Over a three year period, millions of dollars were collected from investors interested in the projected tax benefits and/or the prospect of future profits from the investment scheme. Eventually, however, the scheme collapsed and the invested funds were dissipated.

Not long thereafter, the present lawsuits were filed against the alleged perpetrators of the “supercow” scheme by two separate classes of hapless investors. Plaintiffs in both actions alleged that the prospectuses issued in connection with the investment scheme were misleading and failed to disclose various material facts. Most importantly, plaintiffs alleged that the prospectuses failed to disclose that the primary purpose of the scheme was to facilitate self-dealing by the defendants. Based on these allegations, both actions predicated subject matter jurisdiction on the federal securities laws (§ 10(b) of the Securities Act of 1934, 15 U.S.C. § 78j(b), and § 17(a) of the Exchange Act of 1933, 15 U.S.C. § 77q), the Racketeer Influenced and Corrupt Organizations Act (RICO) (18 U.S.C. § 1961, et seq.), and sundry state corporations and securities laws. Approximately twenty-two million dollars in actual damages was sought between the two actions, as well as treble damages under RICO and attorney’s fees.

Although multiple defendants are named in each action, the major defendants fall into the following three categories: (1) the actual promoters of the scheme (Vern Bennett and Bennett Farms, Inc.); (2) the accounting firms (Laventhol & Horwath and Deloitte, Haskins & Sells); and, most importantly for the present motion, (3) the legal counsel (the Niesar defendants). Other minor defendants include: (1) the underwriter and broker (R & M Investment Marketing); (2) the alleged beneficiaries of related party transactions (Thomas Nevis, Nevis Industries, Inc., and R. Grant Cline); and (3) the bankers (Bank of America and Michael Dobbs). In due course, most of these defendants asserted cross-claims for contribution and/or indemnity against all other defendants.

Beginning in June of 1986, this court initiated a settlement process for the underlying actions. The settlement process consisted of a series of mandatory court-facilitated conferences, some with all parties present, some with just plaintiffs and each separate defendant or group of defendants. Included in this process, of course, were the Niesar defendants.

It soon became apparent that settlement might be a viable option with regard to the claims asserted against the Niesar defendants. Therefore, at the request of counsel, the court conducted additional settlement conferences with these respective parties. Such conferences spanned the course of several months and totalled dozens of hours. In addition, the Niesar defendants and plaintiffs engaged in extensive independent settlement negotiations.

The settlement efforts finally bore fruit in October of 1986, when a proposed settlement agreement was entered into by the Niesar defendants and both plaintiff classes. The essential terms of the settlement agreement are straightforward. In exchange for dismissals and releases from the plaintiffs, the Niesar defendants will pay plaintiffs a total sum of three million dollars.
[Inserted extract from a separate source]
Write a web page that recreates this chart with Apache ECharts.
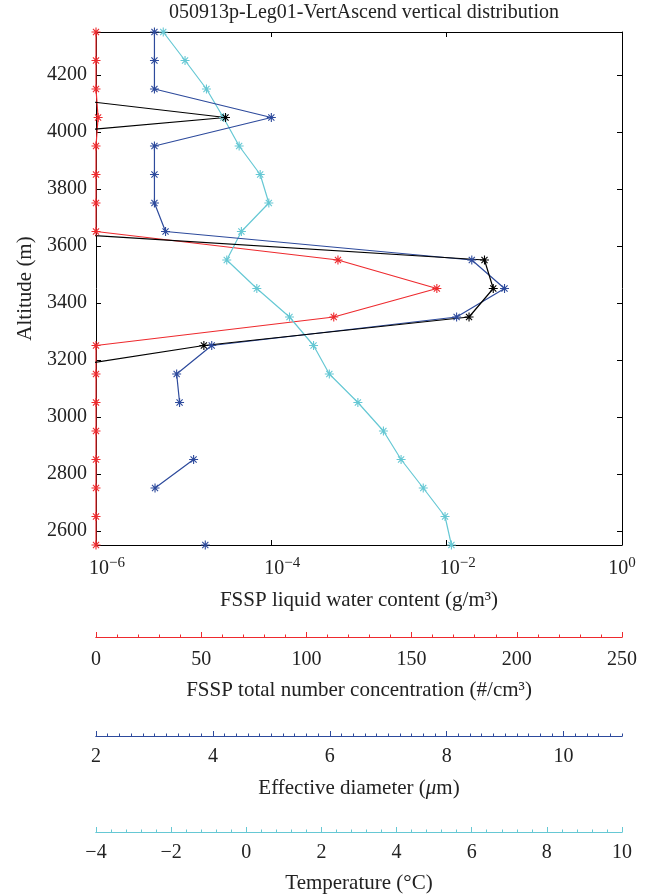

From that total sum, a $300,000 cost fund, or “war chest”, will be established for plaintiffs’ counsel. While the ultimate distribution of the remaining settlement funds is left for this court’s determination, the settling parties contemplate that the plaintiff classes will make a pro rata division, such that each class member will receive a sum proportionate to his or her share of the total investment made.

The settlement agreement is subject to one critical condition: the entry, by this court, of an order dismissing all cross-claims for contribution or indemnity asserted against the Niesar defendants. Absent *1327 such an order, the agreement, by its own terms, is rendered null and void.

On January 14, 1987, this court heard oral argument on the plaintiffs’ motion for approval of the settlement on behalf of the class and the Niesar defendants’ motion to effectuate settlement. By virtue of previously-issued orders, several matters pertaining to the Niesar settlement had already been adjudicated. 3 In ruling on the motions, the court first determined that the settlement was fair, adequate, and in the best interests of the plaintiff classes, and therefore granted court approval of the class-action settlement pursuant to F.R. Civ.P. 23(e). Second, the court determined that the settlement was a “good faith settlement” within the meaning of Cal.Civ. Proc.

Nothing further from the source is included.